Per definire meglio il ruolo del coach, partirei da ciò che secondo me un coach NON è:
– Non è un filantropo
La relazione di coaching non è una relazione d’aiuto, ed asimmetrica come avviene in contesti come quello psicoterapeutico. La relazione è maggiormente improntata alla collaborazione.
– Non è un motivatore ed uno stimolatore
il coach non è colui che, con semplici ricette, fa rifiorire stimoli e motivazioni nella vita delle persone.
– Non è un consigliere
Non è colui che dà consigli o suggerimenti.
Il coach è invece un allenatore, un educatore delle potenzialità individuali, al fine del raggiungimento di obiettivi concreti e di una vita complessiva più felice.
Questa è la definizione più appropriata del coach umanista.
C’è da dire comunque che il coaching, pur essendosi dimostrato efficace, sia ancora alla ricerca di una validazione scientifica e che nel rapporto con il cliente, il metodo incide solo in parte: il fattore determinante è dato dalla personalità del coach e dal suo stile di relazione con il cliente.
Qual’è la peculiarità del metodo?
A differenza di altri metodi di intervento, il coaching è più orientato sulla soluzione che sul problema.
Nell’impostazione culturale dominante infatti, si tende a concentrarsi su ciò che non funziona: se uno studente ha 8 in italiano e 4 in matematica, si lascia da parte l’italiano che funziona bene, e si pone la concentrazione su cosa fare per riparare il brutto voto in matematica.
Nel coaching il procedimento è inverso: ci si concentra innanzitutto su quello che funziona. Si lavora sulle potenzialità in quanto lo si ritiene il modo migliore per accrescere il potere personale.
Ciò in conseguenza di una precisa supposizione teorica: la connessione tra punti di forza e punti di debolezza.
In fin dei conti, si vedono le cose dal punto di vista secondo cui i punti di forza non sono ancora cosi’ “forti” da compensare i punti di debolezza: tornando allo studente con il 4 in matematica, se in Italiano avesse 10 anzichè 8, avrebbe comunque la media del 7.
Nel coaching non si lavora sull’autostima, ma sull’autoefficacia.

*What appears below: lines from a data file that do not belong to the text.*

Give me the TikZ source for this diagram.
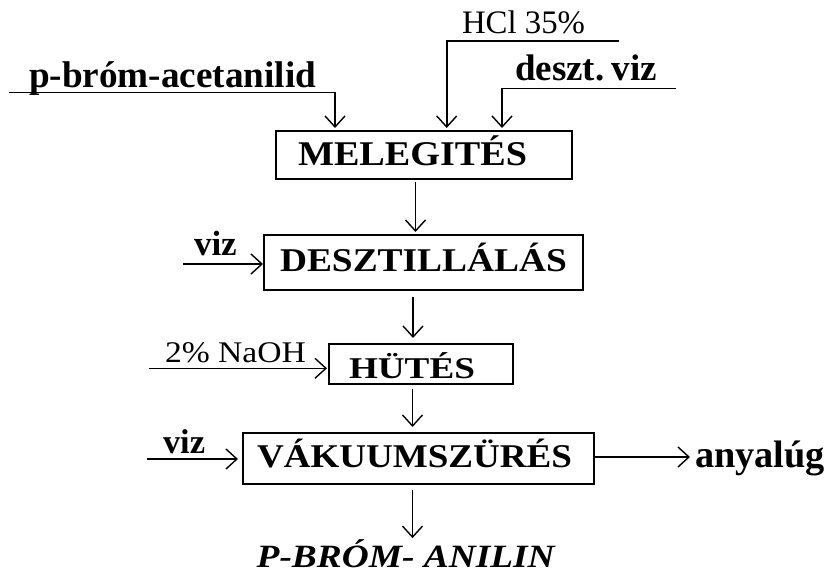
\documentclass[tikz,border=0pt]{standalone}
\usepackage{fontspec}
\usepackage{graphicx}
\setmainfont{Liberation Serif}
\usetikzlibrary{arrows.meta,calc}

\newcommand{\fs}[1]{\fontsize{#1}{#1}\selectfont}

\tikzset{
  stage/.style={draw, line width=2pt, inner sep=0pt, outer sep=0pt, anchor=north west},
  lbl/.style={inner sep=0pt, outer sep=0pt, anchor=base west},
  flow/.style={line width=1.6pt,
    -{Straight Barb[length=11pt,width=20pt,line width=1.4pt]}},
}

\begin{document}
\begin{tikzpicture}[x=1pt,y=-1pt]
\fill[white] (0,0) rectangle (826,575);
\useasboundingbox (0,0) rectangle (826,575);

% process stages (frames)
\node[stage, minimum width=296pt, minimum height=48pt] (mel)  at (276,131) {};
\node[stage, minimum width=319pt, minimum height=55pt] (desz) at (264,235) {};
\node[stage, minimum width=184pt, minimum height=40pt] (hut)  at (329,344) {};
\node[stage, minimum width=351pt, minimum height=51pt] (vak)  at (243,433) {};

% stage titles
\node[lbl] (melT)  at (298,165) {\fs{34.7}\bfseries\scalebox{1.10}[1]{MELEGITÉS}};
\node[lbl] (deszT) at (280,271) {\fs{33.2}\bfseries\scalebox{1.127}[1]{DESZTILLÁLÁS}};
\node[lbl] (hutT)  at (349,378) {\fs{30.2}\bfseries\scalebox{1.23}[1]{HÜTÉS}};
\node[lbl] (vakT)  at (257,467) {\fs{33.2}\bfseries\scalebox{1.116}[1]{VÁKUUMSZÜRÉS}};

% product
\node[lbl] (prod) at (256.7,567) {\fs{32.5}\bfseries\itshape\scalebox{1.15}[1]{P-BRÓM- ANILIN}};

% feed labels
\node[lbl] (pbT)   at (29,88)   {\fs{37.2}\bfseries p-bróm-acetanilid};
\node[lbl] (hclT)  at (462,34)  {\fs{32.8}HCl 35\%};
\node[lbl] (dvT)   at (515,81)  {\fs{37}\bfseries\spaceskip=0.12em\relax deszt. viz};
\node[lbl] (vizA)  at (194,255) {\fs{35}\bfseries viz};
\node[lbl] (naohT) at (165,362) {\fs{30}\scalebox{1.12}[1]{2\% NaOH}};
\node[lbl] (vizB)  at (163,453) {\fs{34.4}\bfseries viz};
\node[lbl] (anyT)  at (695,467) {\fs{38.3}\bfseries anyalúg};

% feed line starts
\coordinate (pbIn)   at (9,92.7);
\coordinate (hclIn)  at (619,41);
\coordinate (dvIn)   at (676,88.7);
\coordinate (vizAIn) at (183,264);
\coordinate (naohIn) at (149,368.3);
\coordinate (vizBIn) at (147,459);
\coordinate (anyEnd) at (690,457);

% feeds into heating
\draw[flow] (pbIn)  -| ($(mel.north west)+(59,-3)$);
\draw[flow] (hclIn) -| ($(mel.north west)+(170.7,-3)$);
\draw[flow] (dvIn)  -| ($(mel.north west)+(226,-3)$);

% side feeds
\draw[flow] (vizAIn) -- ($(vizAIn -| desz.west)+(-1,0)$);
\draw[flow] (naohIn) -- ($(naohIn -| hut.west)+(-2,0)$);
\draw[flow] (vizBIn) -- ($(vizBIn -| vak.west)+(-5,0)$);

% main line
\draw[flow] ($(mel.south)+(-8.5,3)$)  -- ($(desz.north)+(-8,-3)$);
\draw[flow] ($(desz.south)+(-10.5,7)$) -- ($(hut.north)+(-8,-6)$);
\draw[flow] ($(hut.south)+(-8.5,5)$)  -- ($(vak.north)+(-6,-6)$);
\coordinate (vs) at ($(vak.south)+(-6,6)$);
\draw[flow] (vs) -- ($(vs |- prod.north)+(0,-1)$);

% mother liquor out
\draw[flow] (vak.east |- anyEnd) -- (anyEnd);
\end{tikzpicture}
\end{document}
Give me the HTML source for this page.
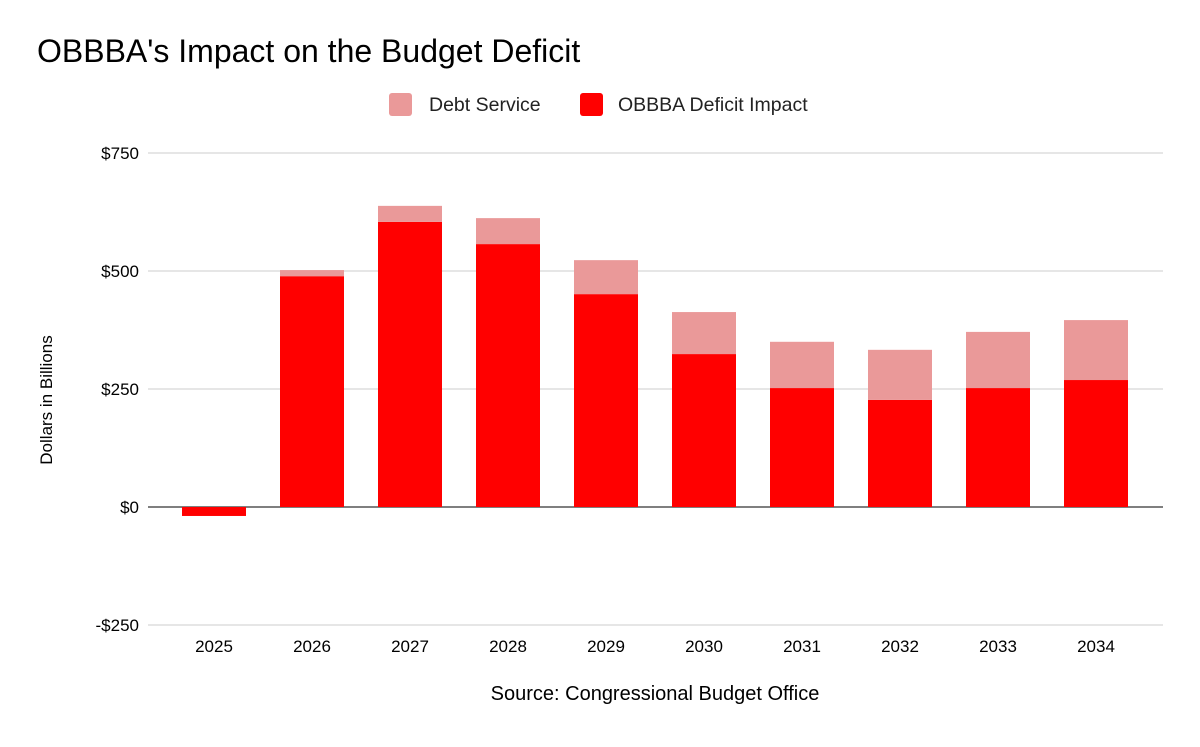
<!DOCTYPE html>
<html><head><meta charset="utf-8"><style>
body{margin:0;background:#fff;font-family:"Liberation Sans",Arial,sans-serif;}
</style></head><body>
<svg id="chart" width="1200" height="742" xmlns="http://www.w3.org/2000/svg">
<text x="37" y="62" font-size="32" fill="#000">OBBBA's Impact on the Budget Deficit</text>
<g>
<rect x="389" y="93" width="23" height="23" rx="3" fill="#ea9999"/>
<text x="429" y="111" font-size="19.5" fill="#222">Debt Service</text>
<rect x="580" y="93" width="23" height="23" rx="3" fill="#ff0000"/>
<text x="618" y="111" font-size="19.5" fill="#222">OBBBA Deficit Impact</text>
</g>
<g id="grid"></g>
<g id="bars"></g>
<g id="xlabels"></g>
<text transform="translate(52,400) rotate(-90)" text-anchor="middle" font-size="17" fill="#000">Dollars in Billions</text>
<text x="655" y="700" text-anchor="middle" font-size="20" fill="#000">Source: Congressional Budget Office</text>
</svg>
<script>
const categories=["2025","2026","2027","2028","2029","2030","2031","2032","2033","2034"];
const deficitImpact=[-19,489,604,557,451,324,252,227,252,269];
const debtService=[0,13,34,55,72,89,98,106,119,127];
const yTicks=[-250,0,250,500,750];
const yTickLabels=["-$250","$0","$250","$500","$750"];
const NS="http://www.w3.org/2000/svg";
const y=v=>507-v*0.472;
const x0=165,step=98,bw=64;
const xc=i=>x0+step*i+step/2;
function mk(t,a,p){const e=document.createElementNS(NS,t);for(const k in a)e.setAttribute(k,a[k]);p.appendChild(e);return e;}
const grid=document.getElementById('grid');
yTicks.forEach((v,i)=>{
  const l=mk('line',{x1:148,x2:1163,y1:y(v),y2:y(v),stroke:v===0?'#333':'#ccc','stroke-width':v===0?1.3:1},grid);
  
  
  const t=mk('text',{x:139,y:y(v)+6,'text-anchor':'end','font-size':17,fill:'#000'},grid);
  t.textContent=yTickLabels[i];
  
  
});
const bars=document.getElementById('bars');
const xl=document.getElementById('xlabels');
categories.forEach((c,i)=>{
  const d=deficitImpact[i],s=debtService[i];
  const top=Math.max(d,0),bot=Math.min(d,0);
  const r=mk('rect',{x:xc(i)-bw/2,y:y(top),width:bw,height:y(bot)-y(top),fill:'#ff0000'},bars);
  
  
  if(s>0){
    const base=Math.max(d,0);
    const r2=mk('rect',{x:xc(i)-bw/2,y:y(base+s),width:bw,height:y(base)-y(base+s),fill:'#ea9999'},bars);
    
    
  }
  const t=mk('text',{x:xc(i),y:652,'text-anchor':'middle','font-size':17,fill:'#000'},xl);
  t.textContent=c;
  
  
});
</script>
</body></html>
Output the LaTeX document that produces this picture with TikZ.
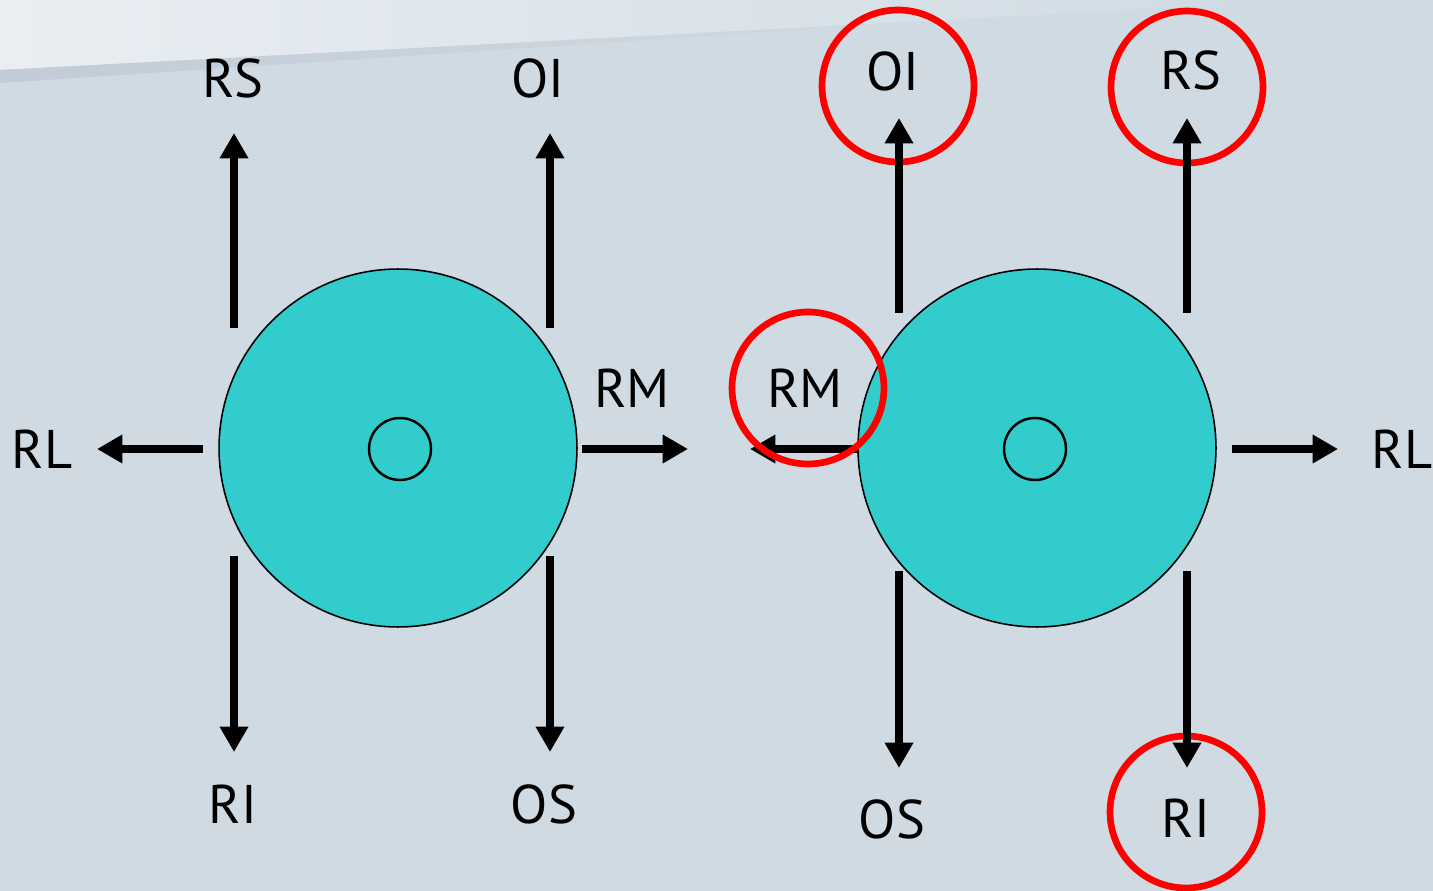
\documentclass[tikz,border=0pt]{standalone}
\usepackage{fontspec}
\setmainfont{PT Sans}
\usetikzlibrary{arrows.meta}
\definecolor{bg}{HTML}{CFDAE3}
\definecolor{bglight}{HTML}{E9EEF2}
\definecolor{bgshadow}{HTML}{C2CCD6}
\definecolor{teal}{HTML}{33CCCC}
\definecolor{ringred}{HTML}{FF0000}
\tikzset{
  bigdisk/.style={circle, draw=black, line width=0.9pt, fill=teal, minimum size=7.16cm, inner sep=0pt},
  hub/.style={circle, draw=black, line width=1.4pt, minimum size=1.24cm, inner sep=0pt},
  ring/.style={circle, draw=ringred, line width=3.8pt, minimum size=3.04cm, inner sep=0pt},
  lbl/.style={font=\fontsize{31}{34}\selectfont, text=black, inner sep=0pt},
  arr/.style={line width=4.6pt, -{Triangle[length=14.5pt,width=15.5pt]}},
}
\begin{document}
\begin{tikzpicture}[x=0.02cm, y=-0.02cm]
\useasboundingbox (0,0) rectangle (1433,891);
% background
\fill[bg] (0,0) rectangle (1433,891);
\shade[left color=bglight, right color=bg] (0,0) -- (1320,0) -- (0,70) -- cycle;
\shade[left color=bgshadow, right color=bg] (0,70) -- (950,20) -- (0,83) -- cycle;

% ---------- left disk ----------
\node[bigdisk] (L) at (398,448) {};
\node[hub] (Lh) at (400,449) {};

\node[lbl] (LRS) at (233,78) {RS};
\node[lbl] (LOI) at (538,78) {OI};
\node[lbl] (LRL) at (42,449) {RL};
\node[lbl] (LRM) at (632,388) {RM};
\node[lbl] (LRI) at (233,804) {RI};
\node[lbl] (LOS) at (544,804) {OS};

\coordinate (a1s) at (234,328); \coordinate (a1e) at (234,133);
\coordinate (a2s) at (550,328); \coordinate (a2e) at (550,133);
\coordinate (a3s) at (203,449); \coordinate (a3e) at (97,449);
\coordinate (a4s) at (582,449); \coordinate (a4e) at (688,449);
\coordinate (a5s) at (234,556); \coordinate (a5e) at (234,752);
\coordinate (a6s) at (550,556); \coordinate (a6e) at (550,752);
\draw[arr] (a1s) -- (a1e);
\draw[arr] (a2s) -- (a2e);
\draw[arr] (a3s) -- (a3e);
\draw[arr] (a4s) -- (a4e);
\draw[arr] (a5s) -- (a5e);
\draw[arr] (a6s) -- (a6e);

% ---------- right disk ----------
\node[bigdisk] (R) at (1037,448) {};
\node[hub] (Rh) at (1035,449) {};

\node[ring] (cOI) at (898,86) {};
\node[ring] (cRS) at (1187,87) {};
\node[ring] (cRI) at (1186,812) {};

\node[lbl] (ROI) at (893,71) {OI};
\node[lbl] (RRS) at (1191,70) {RS};
\node[lbl] (RRM) at (805,388) {RM};
\node[lbl] (RRL) at (1402,449) {RL};
\node[lbl] (ROS) at (892,819) {OS};
\node[lbl] (RRI) at (1186,818) {RI};

\coordinate (b1s) at (899,313); \coordinate (b1e) at (899,118);
\coordinate (b2s) at (1187,313); \coordinate (b2e) at (1187,118);
\coordinate (b3s) at (858,449); \coordinate (b3e) at (750,449);
\coordinate (b4s) at (1232,449); \coordinate (b4e) at (1338,449);
\coordinate (b5s) at (899,571); \coordinate (b5e) at (899,768);
\coordinate (b6s) at (1187,571); \coordinate (b6e) at (1187,768);
\draw[arr] (b1s) -- (b1e);
\draw[arr] (b2s) -- (b2e);
\draw[arr] (b3s) -- (b3e);
\draw[arr] (b4s) -- (b4e);
\draw[arr] (b5s) -- (b5e);
\draw[arr] (b6s) -- (b6e);

\node[ring] (cRM) at (808,388) {};
\end{tikzpicture}
\end{document}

L’autostima infatti può essere dannosa non solo quando è bassa, ma anche quando è alta, sconfinando in costrutti negativi come il narcisismo e la valutazione di un sè grandioso e di alte aspettative da parte degli altri al di là del proprio comportamento.
Perseguendo l’autoefficacia invece, il concetto di valore è sospeso e ci si concentra unicamente sulle convinzioni di portare a termine determinati compiti con efficacia, rinforzando le componenti stesse dell’autoefficacia che sono ad esempio la riorganizzazione in riferimenti strutturati di precedenti esperienze di successo, ma anche le esperienze vicarie – dove l’efficacia personale si può incrementare osservando l’agire da parte di altri modelli di riferimento – ed il rinsaldamento dei legami più costruttivi con il contesto di riferimento.
Premessa importante allo sviluppo dell’autoefficacia è la presenza di una sufficiente cura di sè, condizione fondamentale per poter allenare le potenzialità di una persona.
Il concetto di cura di sè ha origine nell’Atene del V° sec. A.C. e prende il nome di “epimèleia heautoù”: per i Greci era una delle fondamentali regole della condotta personale e sociale, e dell’arte del vivere.
I filosofi greci dicevano “Prenditi cura di te stesso, e sviluppa la tua parte migliore“.
Oggi si dice piuttosto “Conosci te stesso”, la parte relativa al prendersi cura di sè sembra avere perso di valore: a volte, anzi, chi lavora sull’auto-affermazione può venire visto come una minaccia, e l’espressione delle potenzialità può suscitare diffidenza e disapprovazione.
In un certo senso quindi, il coach si trova ad essere allenatore delle potenzialità in un contesto che spesso le ostacola.
Ed il contesto, in una relazione di coaching, è anch’esso essenziale: la collocazione sociale dell’individuo esercita un ruolo importante sulla sua identità, perchè ci si può conoscere a pieno solo quando si è in relazione con gli altri.
La relazione di coaching dovrà dunque tenere in forte considerazione le dinamiche legate al contesto di appartenenza del cliente.